Rooming houses are on the bottom of the housing rights totem pole.
peter said:
the University Area Commission and the University Area Review Board blindly ignore...I'm not sure it's a case of them blindly ignoring the problem, in as much as it's a jurisdiction problem. Even if they made it their top priority, do they really have the right or legal authority to tell a homeowner how many bedrooms they are allowed to have? I am not sure there is a precedent for such a thing (though I could definitely be wrong).
Existing code requires that any room advertised and used as a bedroom must have a closet and safe egress. Safe egress meaning a window large enough that the fire department could enter in full gear. We recently spent several thousand dollars to install egress basement windows in one of our Upper Arlington homes, because the previous owner had finished the basement and constructed 2 bedrooms, but there was no egress. How many of the rooms being used as bedrooms are campus meet those requirements? That might be an avenue for shutting down some of those 7-8 unit SF homes.
The ingress/egress is the way to control it. Most historic houses in the University District have basement windows that do not comply. They have to be a certain size for ingress/egress. So, the landlord makes window wells, oversized dormers, or jacks up the house to meet the code. If the University Area Review Board did their job according to the City Code and preserved the historic nature of the neighborhood and didn't approve these alterations it would be difficult to make basements and attics into bedrooms under the existing code.
peter said:
Well, I mean come on. Kids ARE going to be kids. I don't care what you do, OSU students are going to party, and they're going to party hard. That doesn't mean it has to disturb the neighbors or be unsafe, though.

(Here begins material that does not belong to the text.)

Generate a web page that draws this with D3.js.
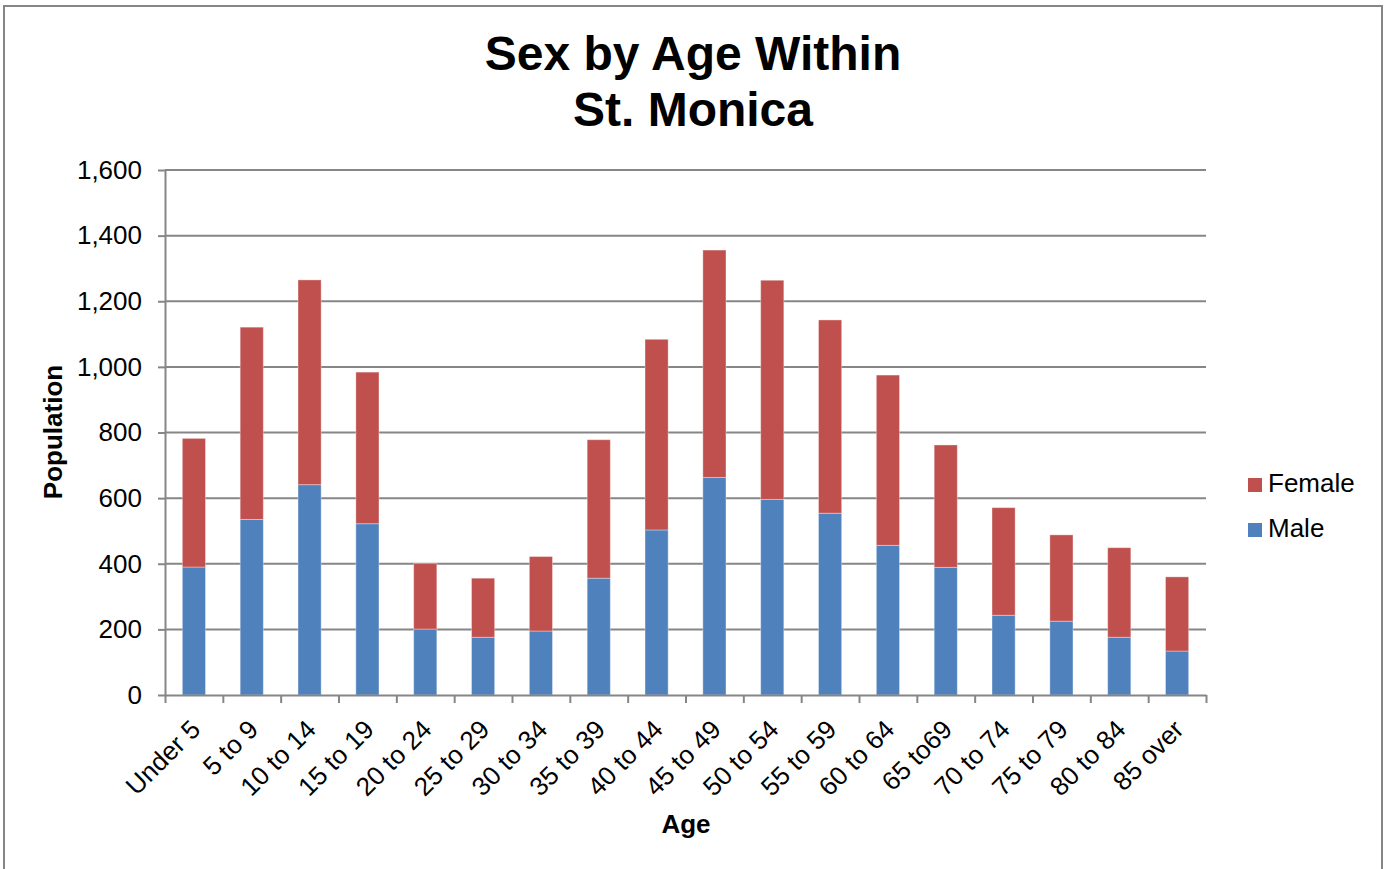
<!DOCTYPE html>
<html>
<head>
<meta charset="utf-8">
<script src="https://cdn.jsdelivr.net/npm/d3@7"></script>
<style>
  html, body { margin: 0; padding: 0; background: #fff; }
  svg { display: block; font-family: "Liberation Sans", Arial, sans-serif; }
</style>
</head>
<body>
<svg id="chart" width="1385" height="869"></svg>
<script>
const categories = ["Under 5","5 to 9","10 to 14","15 to 19","20 to 24","25 to 29","30 to 34","35 to 39","40 to 44","45 to 49","50 to 54","55 to 59","60 to 64","65 to69","70 to 74","75 to 79","80 to 84","85 over"];
const male   = [390, 535, 641, 522, 201, 176, 195, 356, 503, 663, 596, 554, 456, 389, 243, 225, 176, 134];
const female = [392, 586, 624, 462, 200, 180, 227, 422, 581, 693, 668, 589, 519, 373, 328, 263, 273, 226];
const seriesNames = ["Male", "Female"];
const seriesColors = ["#4F81BD", "#C0504D"];
const yTicks = [0, 200, 400, 600, 800, 1000, 1200, 1400, 1600];
const titleLines = ["Sex by Age Within", "St. Monica"];

const svg = d3.select("#chart");
const plotLeft = 165, plotRight = 1206, plotTop = 170, plotBottom = 695;
const gridColor = "#868686";
const fs = 26;

// outer frame
svg.append("rect").attr("x", 4).attr("y", 6).attr("width", 1378).attr("height", 900)
  .attr("fill", "none").attr("stroke", gridColor).attr("stroke-width", 2);

const x = d3.scaleBand().domain(categories).range([plotLeft, plotRight]).paddingInner(0.6).paddingOuter(0.3);
const y = d3.scaleLinear().domain([0, 1600]).range([plotBottom, plotTop]);

// gridlines
svg.append("g").selectAll("line").data(yTicks.filter(d => d > 0)).join("line")
  .attr("x1", plotLeft).attr("x2", plotRight)
  .attr("y1", d => y(d)).attr("y2", d => y(d))
  .attr("stroke", gridColor).attr("stroke-width", 2);

// stacked data
const rows = categories.map((c, i) => ({cat: c, Male: male[i], Female: female[i]}));
const stack = d3.stack().keys(seriesNames)(rows);

svg.append("g").selectAll("g").data(stack).join("g")
  .attr("fill", (d, i) => seriesColors[i])
  .selectAll("rect").data(d => d).join("rect")
  .attr("x", d => x(d.data.cat))
  .attr("width", x.bandwidth())
  .attr("y", d => y(d[1]))
  .attr("height", d => y(d[0]) - y(d[1]))
  .attr("stroke", "rgba(255,255,255,0.35)").attr("stroke-width", 1);

// y axis
const yAxis = d3.axisLeft(y).tickValues(yTicks).tickSize(7).tickSizeOuter(0).tickPadding(16)
  .tickFormat(d3.format(","));
const gy = svg.append("g").attr("transform", `translate(${plotLeft},0)`).call(yAxis);
gy.select(".domain").attr("stroke", gridColor).attr("stroke-width", 2);
gy.selectAll(".tick line").attr("stroke", gridColor).attr("stroke-width", 2);
gy.selectAll(".tick text").attr("font-size", fs).attr("fill", "#000")
  .attr("font-family", "Liberation Sans, Arial, sans-serif");

// x axis (ticks at category boundaries)
const xb = d3.scaleLinear().domain([0, categories.length]).range([plotLeft, plotRight]);
const xAxis = d3.axisBottom(xb).tickValues(d3.range(categories.length + 1)).tickSize(8).tickSizeOuter(0).tickFormat("");
const gx = svg.append("g").attr("transform", `translate(0,${plotBottom})`).call(xAxis);
gx.select(".domain").attr("stroke", gridColor).attr("stroke-width", 2);
gx.selectAll(".tick line").attr("stroke", gridColor).attr("stroke-width", 2);

// x labels rotated
svg.append("g").selectAll("text").data(categories).join("text")
  .attr("transform", d => `translate(${x(d) + x.bandwidth() / 2 + 8},${plotBottom + 36}) rotate(-45)`)
  .attr("text-anchor", "end")
  .attr("font-size", fs)
  .attr("fill", "#000")
  .text(d => d);

// title
svg.append("text").attr("x", 693).attr("y", 70).attr("text-anchor", "middle")
  .attr("font-size", 48).attr("font-weight", "bold").text(titleLines[0]);
svg.append("text").attr("x", 693).attr("y", 126).attr("text-anchor", "middle")
  .attr("font-size", 48).attr("font-weight", "bold").text(titleLines[1]);

// axis titles
svg.append("text").attr("transform", "translate(62,432) rotate(-90)").attr("text-anchor", "middle")
  .attr("font-size", fs).attr("font-weight", "bold").text("Population");
svg.append("text").attr("x", 686).attr("y", 833).attr("text-anchor", "middle")
  .attr("font-size", fs).attr("font-weight", "bold").text("Age");

// legend (Female on top)
const legendItems = [{name: "Female", color: seriesColors[1], yb: 492}, {name: "Male", color: seriesColors[0], yb: 537}];
const lg = svg.append("g").selectAll("g").data(legendItems).join("g");
lg.append("rect").attr("x", 1248).attr("y", d => d.yb - 14).attr("width", 14).attr("height", 14)
  .attr("fill", d => d.color);
lg.append("text").attr("x", 1268).attr("y", d => d.yb).attr("font-size", fs).attr("fill", "#000")
  .text(d => d.name);
</script>
</body>
</html>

That being said, it's hard for me to feel THAT sorry for UD residents who complain about every little beer can and Friday night party. It's like people who move in next to an airport and then complain about the noise. You live next to a top-5 US college campus. There's going to be activity. I do feel a little bit sorry for people who have owned and lived in their homes for years and years before OSU was "a thing" - but then again, they could move somewhere else and make a killing in home appreciation profits. Again, hard for me to feel all that badly. There are tons of great neighborhoods in Columbus if the UD is not your thing.
We're not that far apart here. If I had moved to 15th Ave. I would have known exactly what I was walking into. My complaint is that since revitalization has made Weinland Park safer investors are continuing to do these renovations, gravel the yard etc., where there used to be a single family home with a single family in it. This would be impossible to do in Victorian Village because of their guidelines and stricter enforcement whereas the UARB has always approved these renovations for landlords. It's no problem for them especially since the majority don't live in the area. What I would like as a homeowner and rental house owner in Weinland Park is for it to be more like Italian Village and less like campus but there is little support for that politically so far. And its true that I could cash out and just rent to students; if you can't beat them join them mentality but that's not exactly why I moved here.